Inzwischen waren es ungefähr 30 Leute, die sich dann so allmählich Richtung Pizzeria bewegten, wo wir schon reserviert hatten. Das Wetter hatte sich auf "unverbindlich" eingependelt, und der Spaziergang zum Lokal aktivierte den Hungernerv auf angenehme Weise. Nach dem gemeinsamen Essen brach die übliche Informationshektik aus, und jeder hatte alle Hände voll zu tun. Allzu hektische Gänge Richtung Küche oder Toilette wurden durch querliegende Katzen abgebremst, die es umherzuhieven galt. Nur selten verschlug es diesmal Leute in den ersten Stock, wo sich die Büroräume der Firma CNS Vogelmann befinden. Ich hatte natürlich dort zu tun und bewunderte das feine I-Mac und G4 Ambiente. IBM-Computer vermutete ich eher in einer Schublade versteckt. Es sollte nicht ganz so schlimm sein, wie sich später herausstellte, schließlich gab es ja einen Novell Server, auf dieser Architektur basierend.
Beim diesjährigen Z-Treffen wurde übrigens ein weiteres Tabu gebrochen: zum ersten Mal wurde die Eßecke in der Stube der Vogelmanns durch profanes Gerät entweiht ..
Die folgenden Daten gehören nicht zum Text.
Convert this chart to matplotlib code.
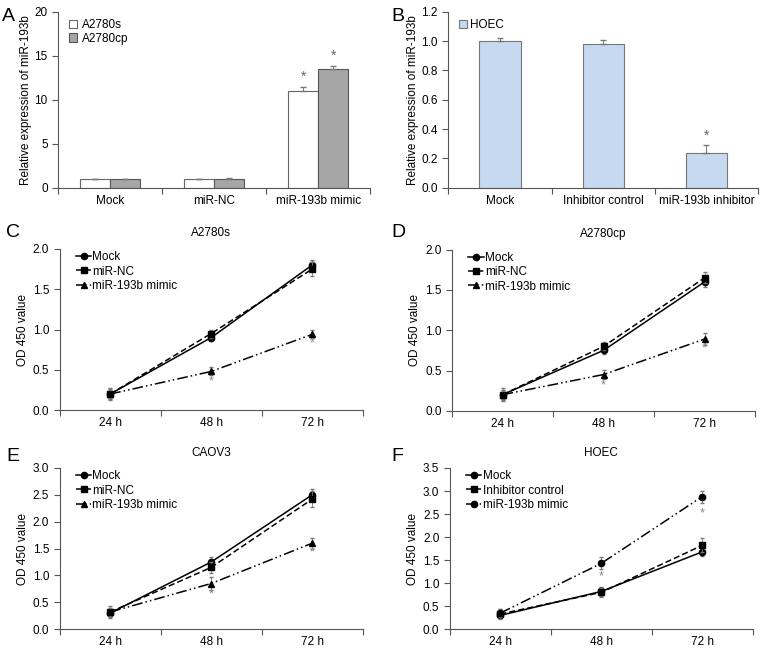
import numpy as np
import matplotlib
matplotlib.use('Agg')
import matplotlib.pyplot as plt

plt.rcParams['font.family'] = ['Liberation Sans', 'DejaVu Sans']
plt.rcParams['font.size'] = 8

# ---- data ----
a_groups = ['Mock', 'miR-NC', 'miR-193b mimic']
a_s = [1.0, 1.0, 11.0]
a_s_err = [0.05, 0.05, 0.5]
a_cp = [1.0, 1.05, 13.5]
a_cp_err = [0.05, 0.06, 0.35]

b_groups = ['Mock', 'Inhibitor control', 'miR-193b inhibitor']
b_vals = [1.0, 0.98, 0.24]
b_err = [0.02, 0.03, 0.05]

times = ['24 h', '48 h', '72 h']

c_mock = [0.20, 0.90, 1.80]
c_nc = [0.20, 0.95, 1.75]
c_mimic = [0.20, 0.48, 0.94]
c_mock_err = [0.06, 0.04, 0.06]
c_nc_err = [0.08, 0.05, 0.09]
c_mimic_err = [0.05, 0.05, 0.05]

d_mock = [0.20, 0.75, 1.60]
d_nc = [0.20, 0.80, 1.65]
d_mimic = [0.20, 0.45, 0.89]
d_mock_err = [0.06, 0.04, 0.06]
d_nc_err = [0.08, 0.05, 0.07]
d_mimic_err = [0.05, 0.06, 0.07]

e_mock = [0.30, 1.25, 2.50]
e_nc = [0.32, 1.15, 2.42]
e_mimic = [0.32, 0.85, 1.60]
e_mock_err = [0.08, 0.10, 0.10]
e_nc_err = [0.12, 0.10, 0.15]
e_mimic_err = [0.08, 0.12, 0.10]

f_mock = [0.30, 0.82, 1.68]
f_ic = [0.33, 0.80, 1.82]
f_mimic = [0.35, 1.43, 2.88]
f_mock_err = [0.06, 0.10, 0.10]
f_ic_err = [0.10, 0.10, 0.15]
f_mimic_err = [0.08, 0.13, 0.13]

fig = plt.figure(figsize=(7.65, 6.5), dpi=100)

spine_col = '#555555'
err_col = '#777777'


def style_axes(ax, ncat):
    for s in ['top', 'right']:
        ax.spines[s].set_visible(False)
    for s in ['left', 'bottom']:
        ax.spines[s].set_color(spine_col)
        ax.spines[s].set_linewidth(0.8)
    ax.set_xlim(-0.5, ncat - 0.5)
    ax.set_xticks(np.arange(ncat + 1) - 0.5)
    ax.set_xticklabels([])
    ax.set_xticks(np.arange(ncat), minor=True)
    ax.tick_params(axis='x', which='major', direction='out', length=4, color=spine_col)
    ax.tick_params(axis='x', which='minor', length=0, labelsize=8.5, pad=5)
    ax.tick_params(axis='y', direction='out', length=4, color=spine_col, labelsize=8.5)


# ---- A ----
axA = fig.add_axes([0.076, 0.711, 0.408, 0.271])
x = np.arange(3)
w = 0.29
axA.bar(x - w / 2, a_s, w, color='white', edgecolor='#666666', linewidth=0.8, label='A2780s')
axA.bar(x + w / 2, a_cp, w, color='#a6a6a6', edgecolor='#555555', linewidth=0.8, label='A2780cp')
axA.errorbar(x - w / 2, a_s, yerr=[np.zeros(3), a_s_err], fmt='none', ecolor=err_col, elinewidth=0.7, capsize=2)
axA.errorbar(x + w / 2, a_cp, yerr=[np.zeros(3), a_cp_err], fmt='none', ecolor=err_col, elinewidth=0.7, capsize=2)
axA.text(2 - w / 2, a_s[2] + a_s_err[2] + 0.3, '*', ha='center', va='bottom', color='#666666', fontsize=10)
axA.text(2 + w / 2, a_cp[2] + a_cp_err[2] + 0.3, '*', ha='center', va='bottom', color='#666666', fontsize=10)
style_axes(axA, 3)
axA.set_xticklabels(a_groups, minor=True)
axA.set_ylim(0, 20)
axA.set_yticks([0, 5, 10, 15, 20])
axA.set_ylabel('Relative expression of miR-193b', fontsize=8.5, labelpad=2)
axA.legend(loc='upper left', bbox_to_anchor=(0.0, 1.02), frameon=False, fontsize=8.5,
           handlelength=0.7, handleheight=0.7, handletextpad=0.4, labelspacing=0.15)
fig.text(0.003, 0.975, 'A', fontsize=14, va='center')

# ---- B ----
axB = fig.add_axes([0.586, 0.711, 0.405, 0.271])
axB.bar(np.arange(3), b_vals, 0.4, color='#c6d9f0', edgecolor='#777777', linewidth=0.8, label='HOEC')
axB.errorbar(np.arange(3), b_vals, yerr=[np.zeros(3), b_err], fmt='none', ecolor=err_col, elinewidth=0.7, capsize=2)
axB.text(2, b_vals[2] + b_err[2] + 0.02, '*', ha='center', va='bottom', color='#666666', fontsize=10)
style_axes(axB, 3)
axB.set_xticklabels(b_groups, minor=True)
axB.set_ylim(0, 1.2)
axB.set_yticks(np.arange(0, 1.21, 0.2))
axB.set_yticklabels(['%.1f' % v for v in np.arange(0, 1.21, 0.2)])
axB.set_ylabel('Relative expression of miR-193b', fontsize=8.5, labelpad=2)
axB.legend(loc='upper left', bbox_to_anchor=(0.0, 1.02), frameon=False, fontsize=8.5,
           handlelength=0.7, handleheight=0.7, handletextpad=0.2)
fig.text(0.512, 0.975, 'B', fontsize=14, va='center')


def line_panel(rect, series, errs, labels, markers, styles, ymax, title, letter, letter_pos, stars):
    ax = fig.add_axes(rect)
    xs = np.arange(3)
    for vals, err, lab, mk, ls in zip(series, errs, labels, markers, styles):
        ax.errorbar(xs, vals, yerr=err, fmt='none', ecolor=err_col, elinewidth=0.6, capsize=1.5)
        ax.plot(xs, vals, color='black', linestyle=ls, linewidth=1.1, marker=mk, markersize=4.5, label=lab)
    for xi, yv in stars:
        ax.text(xi, yv, '*', ha='center', va='center', color='#888888', fontsize=9)
    style_axes(ax, 3)
    ax.set_xticklabels(times, minor=True)
    ax.set_ylim(0, ymax)
    ticks = np.arange(0, ymax + 0.01, 0.5)
    ax.set_yticks(ticks)
    ax.set_yticklabels(['%.1f' % t for t in ticks])
    ax.set_ylabel('OD 450 value', fontsize=8.5, labelpad=3)
    ax.set_title(title, fontsize=8.5, pad=9)
    ax.legend(loc='upper left', bbox_to_anchor=(0.03, 1.03), frameon=False, fontsize=8.5,
              handlelength=1.3, handletextpad=0.1, labelspacing=0.2, borderaxespad=0.2)
    fig.text(letter_pos[0], letter_pos[1], letter, fontsize=14, va='center')
    return ax


dash_dot_dot = (0, (7, 2, 1, 2, 1, 2))

line_panel([0.078, 0.369, 0.396, 0.248], [c_mock, c_nc, c_mimic], [c_mock_err, c_nc_err, c_mimic_err],
           ['Mock', 'miR-NC', 'miR-193b mimic'], ['o', 's', '^'], ['-', (0, (4, 2)), dash_dot_dot],
           2.0, 'A2780s', 'C', (0.008, 0.643), [(1, 0.36), (2, 0.83)])

line_panel([0.591, 0.368, 0.396, 0.248], [d_mock, d_nc, d_mimic], [d_mock_err, d_nc_err, d_mimic_err],
           ['Mock', 'miR-NC', 'miR-193b mimic'], ['o', 's', '^'], ['-', (0, (4, 2)), dash_dot_dot],
           2.0, 'A2780cp', 'D', (0.512, 0.643), [(1, 0.32), (2, 0.77)])

line_panel([0.078, 0.032, 0.396, 0.248], [e_mock, e_nc, e_mimic], [e_mock_err, e_nc_err, e_mimic_err],
           ['Mock', 'miR-NC', 'miR-193b mimic'], ['o', 's', '^'], ['-', (0, (4, 2)), dash_dot_dot],
           3.0, 'CAOV3', 'E', (0.008, 0.297), [(1, 0.65), (2, 1.42)])

line_panel([0.588, 0.032, 0.396, 0.248], [f_mock, f_ic, f_mimic], [f_mock_err, f_ic_err, f_mimic_err],
           ['Mock', 'Inhibitor control', 'miR-193b mimic'], ['o', 's', 'o'], ['-', (0, (4, 2)), dash_dot_dot],
           3.5, 'HOEC', 'F', (0.512, 0.297), [(1, 1.15), (2, 2.52)])

fig.savefig('out.png', dpi=100)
Das Highlight der Veranstaltung war natürlich wieder die Preisverleihung. Zunächst der Preis an Jörg Linder (in Abwesenheit desselben) als "Z-Verteiler 2000" (die Sage geht, er habe den Preis von Roderich inzwischen zugestellt bekommen). Die Reaktion war wie erwartet: allgemeines Grinsen bei den Neuen, Lachen bei den Wissenden der Z-Elite. Der Überraschungspreis geriet zur Ulknummer: der Doktorhut aus 8-Zoll-Disketten war etwas zu eng geraten, Professor Karl Kleine (der aus Jena) machte flugs eine Persiflage darauf. Der "Kleene", wie Alexander Bernotat von manchen zärtlich genannt wurde, errötete und zeigte sich zugleich hoch erfreut. Die Ernennung zum "Dr. honoris Zett" war auch für Rainer, den Fahrer, äh, den Vater von Alexander eine Ehre.
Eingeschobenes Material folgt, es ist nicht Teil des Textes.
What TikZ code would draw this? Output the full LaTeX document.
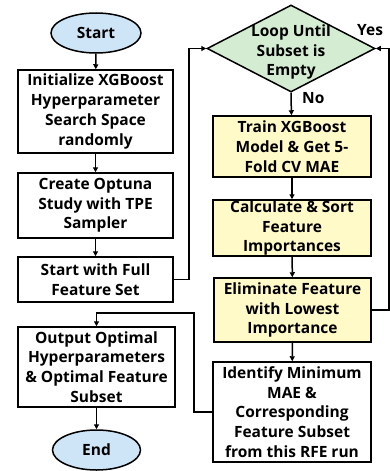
\documentclass[tikz,border=0pt]{standalone}
\usepackage{fontspec}
\setmainfont{Open Sans}
\usetikzlibrary{shapes.geometric,arrows.meta}
\definecolor{ellblue}{HTML}{CDE5F7}
\definecolor{diagreen}{HTML}{D4EDD2}
\definecolor{boxyel}{HTML}{FFFAC8}
\begin{document}
\begin{tikzpicture}[x=1pt,y=-1pt,
  txt/.style={font=\bfseries\fontsize{15.5}{19.7}\selectfont, align=center, inner sep=0pt},
  procbox/.style={txt, draw, line width=1.5pt, rectangle, minimum width=#1},
  procbox/.default=155pt,
  termnode/.style={txt, draw, line width=1.5pt, ellipse, fill=ellblue, minimum width=90pt, minimum height=40pt},
  conn/.style={line width=1.5pt},
  arr/.style={conn, -{Triangle[length=5pt,width=5pt]}},
  lbl/.style={font=\bfseries\fontsize{15.5}{17}\selectfont, inner sep=0pt}
]
\useasboundingbox (0,0) rectangle (390,471);
% left column
\node[termnode] (start) at (96,33) {Start};
\node[procbox, minimum height=83pt] (init) at (95.5,111.5) {Initialize XGBoost\\Hyperparameter\\Search Space\\randomly};
\node[procbox, minimum height=65pt] (optuna) at (95.5,205.5) {Create Optuna\\Study with TPE\\Sampler};
\node[procbox, minimum height=45pt] (full) at (95.5,279.5) {Start with Full\\Feature Set};
\node[procbox=157pt, minimum height=80pt] (output) at (96.5,367) {Output Optimal\\Hyperparameters\\\& Optimal Feature\\Subset};
\node[termnode, minimum width=88pt] (end) at (96.5,450) {End};
% right column
\node[diamond, draw, line width=1.5pt, fill=diagreen, minimum width=168pt, minimum height=87pt, inner sep=0pt] (dia) at (291,48.5) {};
\node[txt] (diatext) at (291,52) {Loop Until\\Subset is\\Empty};
\node[procbox=158pt, fill=boxyel, minimum height=61pt] (train) at (292,146.5) {Train XGBoost\\Model \& Get 5-\\Fold CV MAE};
\node[procbox=158pt, fill=boxyel, minimum height=56pt] (calc) at (292,228) {Calculate \& Sort\\Feature\\Importances};
\node[procbox=157pt, fill=boxyel, minimum height=64pt] (elim) at (292.5,310) {Eliminate Feature\\with Lowest\\Importance};
\node[procbox=158pt, minimum height=100pt] (ident) at (292,412) {Identify Minimum\\MAE \&\\Corresponding\\Feature Subset\\from this RFE run};
% labels
\node[lbl, anchor=west] (yes) at (357,30) {Yes};
\node[lbl, anchor=west] (no) at (302,98) {No};
% helper coordinates
\coordinate (c1) at (189,279.5);
\coordinate (c2) at (189,48.5);
\coordinate (c3) at (389,310);
\coordinate (c4) at (389,48.5);
\coordinate (c5) at (194,412);
\coordinate (c6) at (194,313);
\coordinate (c7) at (96.5,313);
% connectors
\draw[arr] (start) -- (init);
\draw[arr] (init) -- (optuna);
\draw[arr] (optuna) -- (full);
\draw[arr] (full.east) -- (c1) -- (c2) -- (dia.west);
\draw[arr] (dia.south) -- (train);
\draw[arr] (train) -- (calc);
\draw[arr] (calc) -- (elim);
\draw[arr] (elim) -- (ident);
\draw[arr] (elim.east) -- (c3) -- (c4) -- (dia.east);
\draw[arr] (ident.west) -- (c5) -- (c6) -- (c7) -- (output.north);
\draw[arr] (output) -- (end);
\end{tikzpicture}
\end{document}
Schließlich kam es, wie es kommen mußte: irgendwann löste sich die Gemeinde wieder in alle Winde auf, nicht ohne die feste Zusicherung, beim nächsten Mal wieder dabei zu sein. Das dürfte kein Problem sein, wir haben von allen die Anschrift und email-Adressen notiert. Näheres findet Ihr irgendwo auf Gabys Seite.